Я тут же загрузил все в сумки, а вечером мы уже пили у него чай с малиной. Он нам рассказывал свой боевой путь, попутно заполняя акт приема экспонатов на бланке Музея истории города. И так мы с ним встречались еще раза три, что находили, всё ему отвозили. На третий раз получили первый документ, который нас регламентировал как официальных поисковиков. На "а-третьем" формате с угловой печатью Музея города Ленинграда за подписью директора было сказано, что Алексеев Олег Борисович является внештатным сотрудником Музея истории города, которому поручен отбор экспонатов на местах сражений Великой Отечественной войны. Мне и Егорову он дал две такие бумаги, мол, если что там, то покажете.
А мы обычно прятались, чтобы милиционеры не заметили нас в электричке, косили под короедов, как тогда называли всех дачников. И мы, не скрываясь, с лопатами, вывалили из электрички, тут же к нам несутся в гражданском милиционеры: «Ага! Копари!» И мы такие: «Ну да!» — «Ну, вы попались!» И мы, гордые, им эту бумагу — раз. Те ее прочитали: печать музея, подпись директора... «М-да, это другое дело! Ребят, тогда вам вот так надо пройти и вот так, там очень хорошее место!» — «Да ладно, знаем мы все!» И целый год были мы, так сказать, официальными поисковиками. Это был 75-й год. И все закончилось так же внезапно. Этот ветеран умер. А контактов с музеем он нам просто не успел дать. Поэтому судьба тех предметов, которые мы передали в музей, так и осталась неизвестной. Скорее всего, в фондах лежат, потому что музейщики никогда не работают с предметами такими, они не занимаются восстановлением судеб солдат. Изначально задача музейщиков — хранить в том виде, в каком получили.

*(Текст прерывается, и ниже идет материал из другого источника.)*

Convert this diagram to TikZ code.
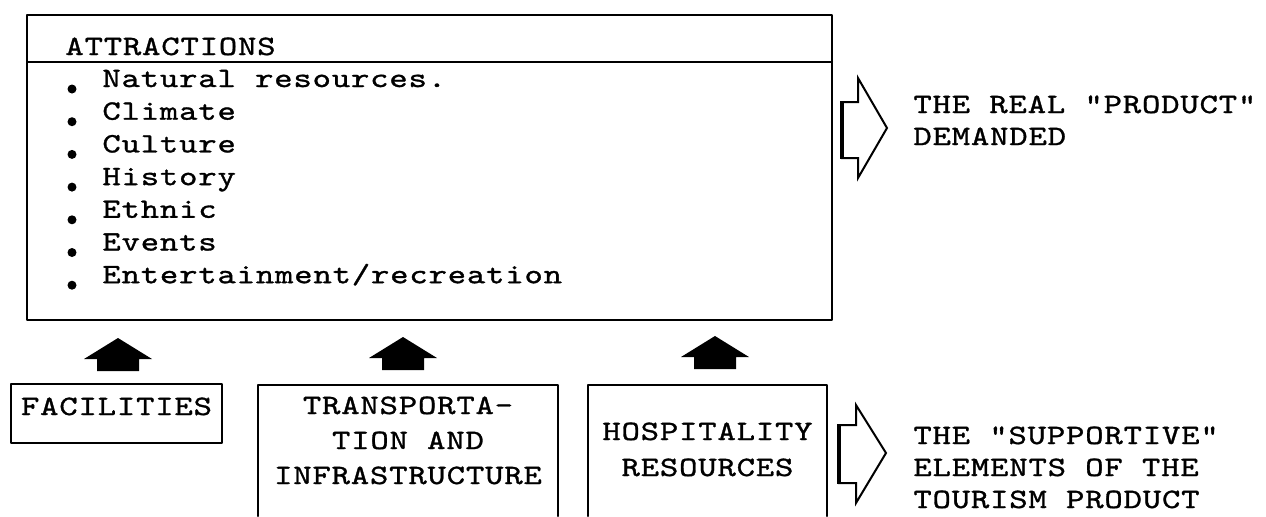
\documentclass[tikz,border=0pt]{standalone}
\usepackage{fontspec}
\newfontfamily\tw{lmmono10-regular.otf}[FakeStretch=1.25,LetterSpace=2.9,FakeBold=1.1]
\begin{document}
\begin{tikzpicture}[x=0.5pt,y=-0.5pt,
  frame/.style={line width=1pt, line cap=round, line join=round},
  twfont/.style={font=\tw\fontsize{14pt}{16pt}\selectfont},
  txt/.style={twfont, anchor=base west, inner sep=0pt},
  ctxt/.style={twfont, anchor=base, inner sep=0pt},
  blockup/.style={fill=black},
  hollow/.style={draw, line width=1pt, fill=white, line join=miter}]
\useasboundingbox (0,0) rectangle (1266,516);

% main attractions box
\draw[frame] (27,15) rectangle (832,320);
\draw[frame] (27,62) -- (832,62);
\node[txt] (head) at (65,55) {ATTRACTIONS};
\foreach \i/\t in {0/{Natural resources.},1/{Climate},2/{Culture},3/{History},4/{Ethnic},5/{Events},6/{Entertainment/recreation}}{
  \pgfmathsetmacro{\yy}{87+32.7*\i}
  \fill (72,\yy+2) circle[radius=4.5];
  \node[txt] (item\i) at (102,\yy) {\t};
}

% hollow arrow top
\draw[hollow] (842,102) -- (858,102) -- (858,78) -- (887,128) -- (858,178) -- (858,158) -- (842,158) -- cycle;
\draw[line width=2pt] (842,101) -- (842,159);
\node[txt] (real1) at (913,113) {THE REAL "PRODUCT"};
\node[txt] (real2) at (913,145) {DEMANDED};

% up arrows
\foreach \cx/\cy in {118/338,403/337,715/336}{
  \fill[blockup] (\cx,\cy) -- (\cx+34,\cy+21) -- (\cx+21,\cy+21) -- (\cx+21,\cy+33)
    -- (\cx-21,\cy+33) -- (\cx-21,\cy+21) -- (\cx-34,\cy+21) -- cycle;
}

% bottom boxes
\draw[frame] (11,384) rectangle (222,443);
\node[ctxt] (fac) at (116.5,415) {FACILITIES};
\draw[frame] (258,516) -- (258,385) -- (558,385) -- (558,516);
\node[ctxt] (tr1) at (408,414) {TRANSPORTA-};
\node[ctxt] (tr2) at (408,449) {TION AND};
\node[ctxt] (tr3) at (408,484) {INFRASTRUCTURE};
\draw[frame] (588,516) -- (588,385) -- (827,385) -- (827,516);
\node[ctxt] (hos1) at (707.5,440) {HOSPITALITY};
\node[ctxt] (hos2) at (707.5,476) {RESOURCES};

% hollow arrow bottom
\draw[hollow] (839,425) -- (856,425) -- (856,405) -- (886,453) -- (856,503) -- (856,483) -- (839,483) -- cycle;
\draw[line width=2pt] (839,424) -- (839,484);
\node[txt] (sup1) at (913,444) {THE "SUPPORTIVE"};
\node[txt] (sup2) at (913,476) {ELEMENTS OF THE};
\node[txt] (sup3) at (913,508) {TOURISM PRODUCT};
\end{tikzpicture}
\end{document}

Когда мы делали очень значимую выставку в Москве, это было в 95-м году, она называлась «Нашествие», в Музее Вооруженных Сил, у Никонова: на базе частной коллекции и фондов мы создали выставочный зал, полностью рассказывавший о германской армии. Там не было ни слова о Красной армии. Задачей выставки было показать, с какой машиной мы справились, которая не знала поражения нигде. Там было все: и пропаганда, и наградная система, и форма одежды. Из фондов мы взяли парадный фрак СС и фуражку СС. Но на них не было эмблем. Я иду к Никонову, говорю: «Нам бы укомплектовать ее!» Это всё принесли из другого фонда, но с таким видом, будто я нарушаю самое святое. Я уже собираюсь поставить орла и череп на фуражку, как слышу чуть ли не истошный крик: «Нельзя!» Спрашиваю: «А на хрена тогда вы их принесли?!» — «Не положено!» Говорю: «Да хватит страдать маразмом!» — «У нас такие правила!» Я: «Есть же уже дырки от этих усиков, мне ничего ковырять не надо даже!» — «Нет». Пришлось идти опять к Никонову, говорить: «Давайте так, или выставка будет, или ее сейчас не будет — мы просто забираем свои вещи и уезжаем! Мы понимаем, что у вас есть свои правила, но они не должны быть просто маразматическими!» В общем, договорились до того, что мы насадим в эти дырочки усиками орлов, но загибать не будем — сошлись на компромиссе. Вот такие у музейщиков хитрые правила: они хранят в том виде, в каком получили. И очень этим гордятся. Многолетнее общение с музейщиками как таковыми убедило меня в том, что обезьяны произошли от них. Да, да! А потом уже произошла эволюция, от них произошли военные и так далее. Но изначально — обезьяны от музейщиков. Если верить, конечно, старику Чарльзу Дарвину.
Так вот, это был 75-й год, когда мы стали официальным подразделением. Мы брали с собой и других ребят, говорили, что это наши коллеги. С нами им было спокойно, они могли копать у дороги. Обычно-то пытались зарыться куда-то подальше вглубь, чтобы милиционеры не тревожили. Ловили и на вертолетах, делали войсковые операции: с собаками прочесывали лес. Разные были формы борьбы с копателями. Мы же — были полностью защищены. В 76-м году счастье это у нас закончилось. Как-то постеснялись мы идти, искать концы. И снова ушли в неформальный поиск. Далее много было всяких увлечений. В тот период знаменитый убийца и маньяк, профессор Соколов Олег Валерьевич, которого пилила его девушка, а потом он просто взял и распилил ее, организовал свое первое АЛИНЭ. Ассоциация любителей наполеоновской эпохи. Там было человек шесть безумцев, они занимались именно той эпохой. Мы же в то время сильно симпатизировали почему-то белому движению. И у нас была такая альтернативная история, мы создали свой клуб, даже устраивали ледяные походы.